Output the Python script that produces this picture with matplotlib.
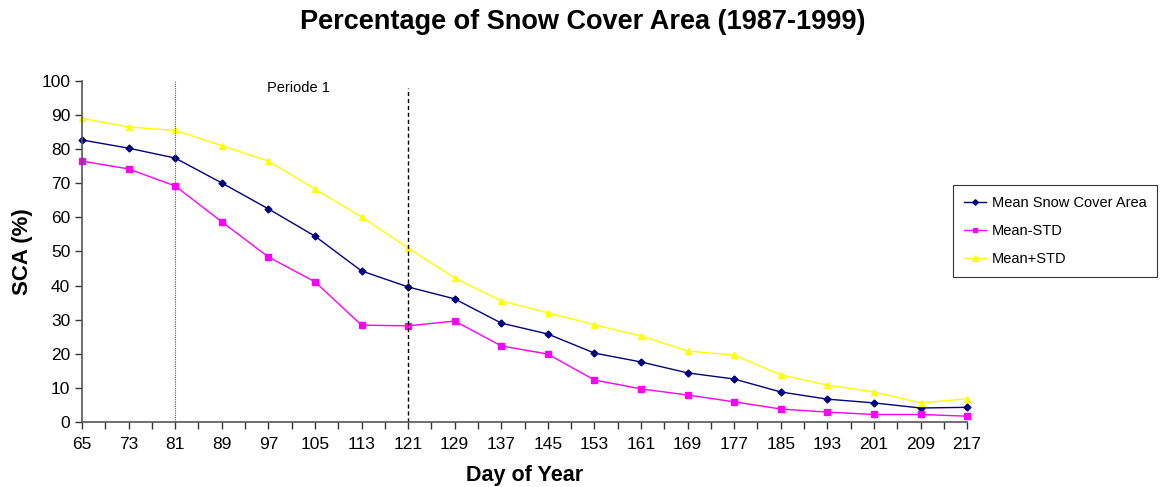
import matplotlib
matplotlib.use("Agg")
import matplotlib.pyplot as plt

plt.rcParams['font.family'] = ['Liberation Sans', 'DejaVu Sans']

days = list(range(65, 218, 8))
mean_sca = [82.7, 80.3, 77.4, 70.1, 62.5, 54.5, 44.3, 39.6, 36.1, 29.0,
            25.8, 20.2, 17.6, 14.4, 12.6, 8.8, 6.7, 5.6, 4.1, 4.3]
mean_minus_std = [76.5, 74.2, 69.2, 58.7, 48.4, 41.1, 28.4, 28.2, 29.6, 22.3,
                  19.9, 12.3, 9.7, 7.9, 5.9, 3.8, 2.9, 2.2, 2.2, 1.7]
mean_plus_std = [89.0, 86.5, 85.5, 81.0, 76.5, 68.3, 60.1, 51.0, 42.2, 35.5,
                 32.0, 28.5, 25.2, 20.8, 19.6, 13.8, 10.8, 8.8, 5.6, 6.8]
period_start = 81
period_end = 121

fig = plt.figure(figsize=(11.6, 4.87), dpi=100)
ax = fig.add_axes([0.0707, 0.1335, 0.763, 0.7002])

ax.plot(days, mean_sca, color='#000080', marker='D', markersize=3.5, lw=1,
        label='Mean Snow Cover Area', clip_on=False)
ax.plot(days, mean_minus_std, color='#FF00FF', marker='s', markersize=4, lw=1,
        label='Mean-STD', clip_on=False)
ax.plot(days, mean_plus_std, color='#FFFF00', marker='^', markersize=5, lw=1,
        label='Mean+STD', clip_on=False)

ax.axvline(period_start, color='#555555', lw=0.8, ls=(0, (1, 1)))
ax.axvline(period_end, color='black', lw=1, ls=(0, (3, 2)), ymax=0.98)
ax.text(102.2, 98, 'Periode 1', fontsize=10.5, ha='center', va='center')

ax.set_xlim(65, 217)
ax.set_ylim(0, 100)
ax.set_xticks(days)
ax.set_xticks(range(69, 217, 8), minor=True)
ax.set_yticks(range(0, 101, 10))
ax.tick_params(axis='both', labelsize=12.5, length=5, width=1, color='#333333')
ax.tick_params(axis='x', which='minor', length=5, width=1, color='#333333')
ax.tick_params(axis='x', pad=6)
for s in ['top', 'right']:
    ax.spines[s].set_visible(False)
for s in ['left', 'bottom']:
    ax.spines[s].set_color('#555555')
    ax.spines[s].set_linewidth(1.2)

fig.suptitle('Percentage of Snow Cover Area (1987-1999)', fontsize=19.5,
             fontweight='bold', x=0.502, y=0.955, va='center')
ax.set_xlabel('Day of Year', fontsize=15.5, fontweight='bold', labelpad=9)
ax.set_ylabel('SCA (%)', fontsize=16, fontweight='bold', labelpad=6)

leg = ax.legend(loc='upper left', bbox_to_anchor=(0.984, 0.695), fontsize=10.5,
                frameon=True, fancybox=False, edgecolor='black',
                handlelength=1.5, borderpad=0.75, labelspacing=0.95,
                handletextpad=0.4, markerscale=0.8, borderaxespad=0)
leg.get_frame().set_linewidth(0.8)

fig.savefig('out.png', dpi=100)
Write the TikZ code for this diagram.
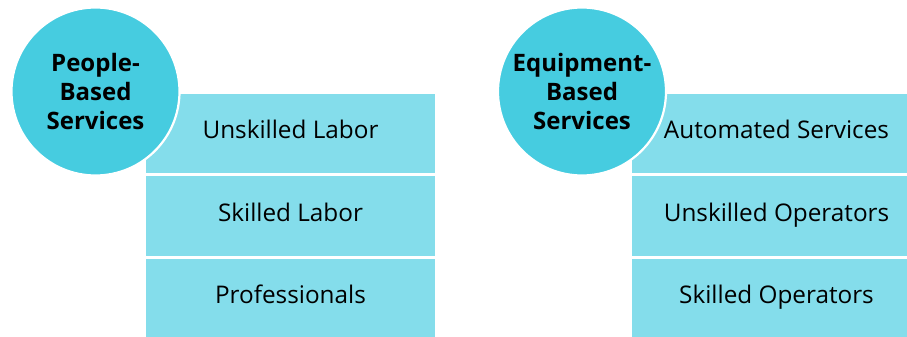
\documentclass[tikz,border=0pt]{standalone}
\usepackage{fontspec}
\setmainfont{Open Sans}
\usepackage{tikz}
\usetikzlibrary{positioning}
\definecolor{circleblue}{HTML}{46CCE0}
\definecolor{rowblue}{HTML}{84DDEB}

\begin{document}
\begin{tikzpicture}[
    x=1pt, y=-1pt,
    hub/.style={circle, fill=circleblue, draw=white, line width=2.2pt, minimum size=168pt, inner sep=0pt, align=center, font=\fontsize{24}{29}\selectfont\bfseries},
    tier/.style={rectangle, fill=rowblue, minimum width=289pt, minimum height=79.5pt, inner sep=0pt, outer sep=0pt, text height=17.4pt, text depth=6pt, font=\fontsize{24.3}{29}\selectfont}
]
    \useasboundingbox (0,0) rectangle (907,337);

    % --- People-based services ---
    \node[tier] (unskilled) at (290.5,133.25) {Unskilled Labor};
    \node[tier, below=3pt of unskilled] (skilled) {Skilled Labor};
    \node[tier, below=3pt of skilled] (prof) {Professionals};
    \node[hub] (people) at (95.5,91.5) {People-\\Based\\Services};

    % --- Equipment-based services ---
    \node[tier] (automated) at (776.5,133.25) {Automated Services};
    \node[tier, below=3pt of automated] (unskop) {Unskilled Operators};
    \node[tier, below=3pt of unskop] (skop) {Skilled Operators};
    \node[hub] (equip) at (582,91.5) {Equipment-\\Based\\Services};
\end{tikzpicture}
\end{document}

### Task brief
Reproduce the material above from its first line through the line containing "ax.text(102.2, 98, 'Periode", both ends included, and skip every picture.

### The completed task
Output the Python script that produces this picture with matplotlib.
import matplotlib
matplotlib.use("Agg")
import matplotlib.pyplot as plt

plt.rcParams['font.family'] = ['Liberation Sans', 'DejaVu Sans']

days = list(range(65, 218, 8))
mean_sca = [82.7, 80.3, 77.4, 70.1, 62.5, 54.5, 44.3, 39.6, 36.1, 29.0,
            25.8, 20.2, 17.6, 14.4, 12.6, 8.8, 6.7, 5.6, 4.1, 4.3]
mean_minus_std = [76.5, 74.2, 69.2, 58.7, 48.4, 41.1, 28.4, 28.2, 29.6, 22.3,
                  19.9, 12.3, 9.7, 7.9, 5.9, 3.8, 2.9, 2.2, 2.2, 1.7]
mean_plus_std = [89.0, 86.5, 85.5, 81.0, 76.5, 68.3, 60.1, 51.0, 42.2, 35.5,
                 32.0, 28.5, 25.2, 20.8, 19.6, 13.8, 10.8, 8.8, 5.6, 6.8]
period_start = 81
period_end = 121

fig = plt.figure(figsize=(11.6, 4.87), dpi=100)
ax = fig.add_axes([0.0707, 0.1335, 0.763, 0.7002])

ax.plot(days, mean_sca, color='#000080', marker='D', markersize=3.5, lw=1,
        label='Mean Snow Cover Area', clip_on=False)
ax.plot(days, mean_minus_std, color='#FF00FF', marker='s', markersize=4, lw=1,
        label='Mean-STD', clip_on=False)
ax.plot(days, mean_plus_std, color='#FFFF00', marker='^', markersize=5, lw=1,
        label='Mean+STD', clip_on=False)

ax.axvline(period_start, color='#555555', lw=0.8, ls=(0, (1, 1)))
ax.axvline(period_end, color='black', lw=1, ls=(0, (3, 2)), ymax=0.98)
ax.text(102.2, 98, 'Periode 1', fontsize=10.5, ha='center', va='center')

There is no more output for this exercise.